Les Eldridge hasn’t given blood in about six years but he still has some pretty impressive statistics under his belt.
The Halifax man had made 347 donations over 56 years when he stopped putting his arm out at the age of 74.
If he had his druthers, he’d still be doing it.
"I was in to have my blood checked three days ago," Eldridge said recently. "My doctor said, ‘You could give blood right now. Everything is correct.’ "
Eldridge gave up donating blood in Canada about 10 years ago because of an issue with his heart, but he started going to Maine and made 14 donations in the U.S. over the next four years, from age 70 to 74.
As a thank you, the blood clinic in Maine gave him a T-shirt emblazoned with American and Canadian flags and the phrases "international donor" and "blood without borders."
Eldridge, now 80, is still committed to the cause and speaks to Nova Scotia community groups about the benefits of donating blood, taking along a 200-litre drum as a visual aid. He has calculated that he gave about 195 litres of his AB-positive blood over more than half a century.

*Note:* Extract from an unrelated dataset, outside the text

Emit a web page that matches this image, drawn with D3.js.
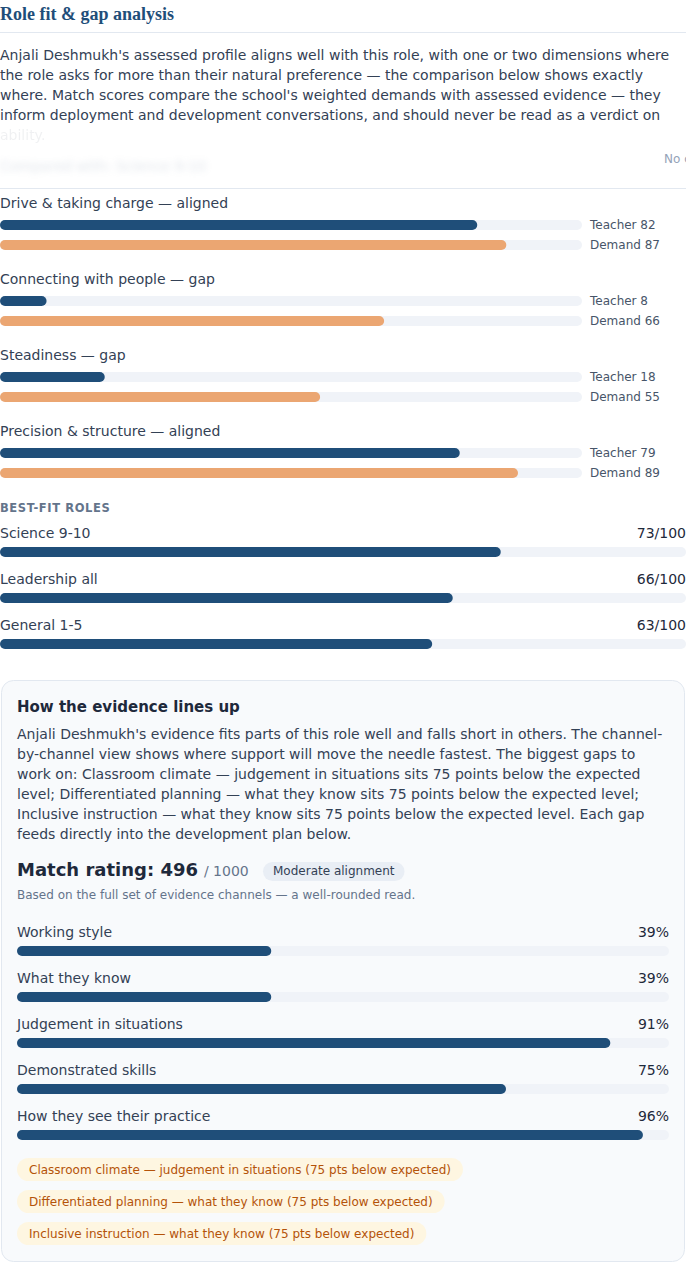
<!DOCTYPE html>
<html><head><meta charset="utf-8">
<script src="https://cdn.jsdelivr.net/npm/d3@7/dist/d3.min.js"></script>
<style>
html,body{margin:0;padding:0;background:#fff;overflow:hidden;}
svg{display:block;font-family:"DejaVu Sans",sans-serif;}
</style></head><body>
<svg id="c" width="686" height="1264"></svg>
<script>
// ---------- data ----------
const titleText = "Role fit & gap analysis";
const introLines = [
  "Anjali Deshmukh's assessed profile aligns well with this role, with one or two dimensions where",
  "the role asks for more than their natural preference \u2014 the comparison below shows exactly",
  "where. Match scores compare the school's weighted demands with assessed evidence \u2014 they",
  "inform deployment and development conversations, and should never be read as a verdict on",
  "ability."
];
const dimNames = ["Drive & taking charge", "Connecting with people", "Steadiness", "Precision & structure"];
const dimStatus = ["aligned", "gap", "gap", "aligned"];
const teacherScores = [82, 8, 18, 79];
const demandScores = [87, 66, 55, 89];
const seriesLabels = ["Teacher", "Demand"];

const roleNames = ["Science 9-10", "Leadership all", "General 1-5"];
const roleScores = [73, 66, 63];

const evidenceTitle = "How the evidence lines up";
const evidenceLines = [
  "Anjali Deshmukh's evidence fits parts of this role well and falls short in others. The channel-",
  "by-channel view shows where support will move the needle fastest. The biggest gaps to",
  "work on: Classroom climate \u2014 judgement in situations sits 75 points below the expected",
  "level; Differentiated planning \u2014 what they know sits 75 points below the expected level;",
  "Inclusive instruction \u2014 what they know sits 75 points below the expected level. Each gap",
  "feeds directly into the development plan below."
];
const matchRating = 496;
const matchMax = 1000;
const matchBand = "Moderate alignment";
const matchNote = "Based on the full set of evidence channels \u2014 a well-rounded read.";
const channelNames = ["Working style", "What they know", "Judgement in situations", "Demonstrated skills", "How they see their practice"];
const channelPct = [39, 39, 91, 75, 96];
const gapTags = [
  "Classroom climate \u2014 judgement in situations (75 pts below expected)",
  "Differentiated planning \u2014 what they know (75 pts below expected)",
  "Inclusive instruction \u2014 what they know (75 pts below expected)"
];

// ---------- styles ----------
const NAVY = "#1f4e79", ORANGE = "#eba672", TRACK = "#f0f3f8";
const TXT = "#334155", DARK = "#1e293b", MUTED = "#64748b";

const svg = d3.select("#c");
const defs = svg.append("defs");
defs.append("filter").attr("id", "blur").attr("x", "-10%").attr("y", "-80%").attr("width", "120%").attr("height", "260%")
  .append("feGaussianBlur").attr("stdDeviation", 3.5);

// Title
svg.append("text").attr("x", 0).attr("y", 20)
  .attr("font-family", "'Liberation Serif', serif").attr("font-weight", "bold").attr("font-size", 18)
  .attr("fill", NAVY).text(titleText);
svg.append("line").attr("x1", 0).attr("x2", 686).attr("y1", 32.5).attr("y2", 32.5).attr("stroke", "#e2e8f0");

// Intro paragraph
svg.append("g").selectAll("text").data(introLines).join("text")
  .attr("x", 0).attr("y", (d, i) => 55 + i * 20).attr("dy", "0.35em")
  .attr("font-size", 14).attr("fill", TXT)
  .attr("opacity", (d, i) => i === introLines.length - 1 ? 0.07 : 1)
  .text(d => d);

// faded / clipped row
svg.append("text").attr("x", 0).attr("y", 166).attr("dy", "0.35em").attr("font-size", 14)
  .attr("fill", "#94a3b8").attr("opacity", 0.3).attr("filter", "url(#blur)").text("Compared with: Science 9-10");
svg.append("text").attr("x", 664).attr("y", 159).attr("dy", "0.35em").attr("font-size", 12)
  .attr("fill", "#94a3b8").text("No comparison");
svg.append("line").attr("x1", 0).attr("x2", 686).attr("y1", 188.5).attr("y2", 188.5).attr("stroke", "#e2e8f0");

// Dimension comparison
const xDim = d3.scaleLinear().domain([0, 100]).range([0, 582]);
const dimG = svg.append("g").selectAll("g").data(dimNames).join("g")
  .attr("transform", (d, i) => `translate(0,${203 + i * 76})`);
dimG.append("text").attr("y", 0).attr("dy", "0.35em").attr("font-size", 14).attr("fill", TXT)
  .text((d, i) => `${d} \u2014 ${dimStatus[i]}`);
dimG.each(function (d, i) {
  const g = d3.select(this);
  const vals = [teacherScores[i], demandScores[i]];
  const cols = [NAVY, ORANGE];
  vals.forEach((v, j) => {
    const y = 17 + j * 20;
    g.append("rect").attr("x", xDim(0)).attr("y", y).attr("width", xDim(100)).attr("height", 10)
      .attr("rx", 5).attr("fill", TRACK);
    g.append("rect").attr("x", xDim(0)).attr("y", y).attr("width", xDim(v)).attr("height", 10)
      .attr("rx", 5).attr("fill", cols[j]);
    g.append("text").attr("x", 590).attr("y", y + 5).attr("dy", "0.35em").attr("font-size", 12)
      .attr("fill", "#475569").text(`${seriesLabels[j]} ${v}`);
  });
});

// Best-fit roles
svg.append("text").attr("x", 0).attr("y", 508).attr("dy", "0.35em").attr("font-size", 11.5)
  .attr("font-weight", "bold").attr("letter-spacing", 0.6).attr("fill", MUTED).text("BEST-FIT ROLES");
const xRole = d3.scaleLinear().domain([0, 100]).range([0, 686]);
const roleG = svg.append("g").selectAll("g").data(roleNames).join("g")
  .attr("transform", (d, i) => `translate(0,${533 + i * 46})`);
roleG.append("text").attr("dy", "0.35em").attr("font-size", 14).attr("fill", TXT).text(d => d);
roleG.append("text").attr("x", 686).attr("text-anchor", "end").attr("dy", "0.35em").attr("font-size", 14)
  .attr("fill", DARK).text((d, i) => `${roleScores[i]}/100`);
roleG.append("rect").attr("x", xRole(0)).attr("y", 14).attr("width", xRole(100)).attr("height", 10).attr("rx", 5).attr("fill", TRACK);
roleG.append("rect").attr("x", xRole(0)).attr("y", 14).attr("width", (d, i) => xRole(roleScores[i])).attr("height", 10).attr("rx", 5).attr("fill", NAVY);

// Evidence box
svg.append("rect").attr("x", 1.5).attr("y", 680.5).attr("width", 683).attr("height", 581).attr("rx", 12)
  .attr("fill", "#f8fafc").attr("stroke", "#e2e8f0");
svg.append("text").attr("x", 17).attr("y", 707).attr("dy", "0.35em").attr("font-size", 15).attr("font-weight", "bold")
  .attr("fill", DARK).text(evidenceTitle);
svg.append("g").selectAll("text").data(evidenceLines).join("text")
  .attr("x", 17).attr("y", (d, i) => 734 + i * 20).attr("dy", "0.35em").attr("font-size", 14).attr("fill", TXT).text(d => d);

const mr = svg.append("text").attr("x", 17).attr("y", 870).attr("dy", "0.35em");
mr.append("tspan").attr("font-size", 18).attr("font-weight", "bold").attr("fill", DARK).text(`Match rating: ${matchRating}`);
mr.append("tspan").attr("font-size", 14).attr("fill", MUTED).attr("dx", 6).text(`/ ${matchMax}`);
const pillText = svg.append("text").attr("x", 273).attr("y", 871).attr("dy", "0.35em").attr("font-size", 12).attr("fill", TXT).text(matchBand);
const pw = pillText.node().getComputedTextLength();
svg.insert("rect", () => pillText.node()).attr("x", 263).attr("y", 862).attr("width", pw + 20).attr("height", 19).attr("rx", 9.5).attr("fill", "#e9eef5");
svg.append("text").attr("x", 17).attr("y", 895).attr("dy", "0.35em").attr("font-size", 12).attr("fill", MUTED).text(matchNote);

const xCh = d3.scaleLinear().domain([0, 100]).range([17, 669]);
const chG = svg.append("g").selectAll("g").data(channelNames).join("g")
  .attr("transform", (d, i) => `translate(0,${932 + i * 46})`);
chG.append("text").attr("x", 17).attr("dy", "0.35em").attr("font-size", 14).attr("fill", TXT).text(d => d);
chG.append("text").attr("x", 669).attr("text-anchor", "end").attr("dy", "0.35em").attr("font-size", 14)
  .attr("fill", DARK).text((d, i) => `${channelPct[i]}%`);
chG.append("rect").attr("x", xCh(0)).attr("y", 14).attr("width", xCh(100) - xCh(0)).attr("height", 10).attr("rx", 5).attr("fill", TRACK);
chG.append("rect").attr("x", xCh(0)).attr("y", 14).attr("width", (d, i) => xCh(channelPct[i]) - xCh(0)).attr("height", 10).attr("rx", 5).attr("fill", NAVY);

// Gap tags
const tagG = svg.append("g").selectAll("g").data(gapTags).join("g")
  .attr("transform", (d, i) => `translate(17,${1158 + i * 32})`);
tagG.append("rect").attr("class", "pill").attr("height", 23).attr("rx", 11.5).attr("fill", "#fef6e1");
tagG.append("text").attr("x", 12).attr("y", 11.5).attr("dy", "0.35em").attr("font-size", 12).attr("fill", "#b45309").text(d => d);
tagG.each(function () {
  const g = d3.select(this);
  const w = g.select("text").node().getComputedTextLength();
  g.select("rect").attr("width", w + 24);
});
</script>
</body></html>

Eldridge made his first donation at 18 when he was a student at Queen Elizabeth High School in Halifax. For the next several years, he made the odd donation here and there.
"By 1989, I had 28 donations, which is nothing," he says. "But then I caught fire."
Eldridge found out about donating plasma, which can be done weekly, as opposed to whole blood donations, which require a 56-day break.
"In six years, I did 303 of them," he said of his weekly visits to the blood bank.
The senior says his dad, who worked at the old Camp Hill Hospital in Halifax, was his inspiration to be a regular donor.
"I remember him one time giving (blood) body to body. He was in one bed and the guy who needed it was in the next bed."
Eldridge, who recently spoke to a group at Bethany United Church in Halifax, made the news in recent years when one of his granddaughters made her first blood donation. And he says his own donating days may not be over. He plans to get a note from his doctor saying he’s still healthy enough to give blood.
Canadian Blood Services has no age restriction on blood donations, although donors older than 70 must get clearance from their doctor each year.
Jim Lord of Bedford holds the local record for blood donations, having recently made his 1,000th.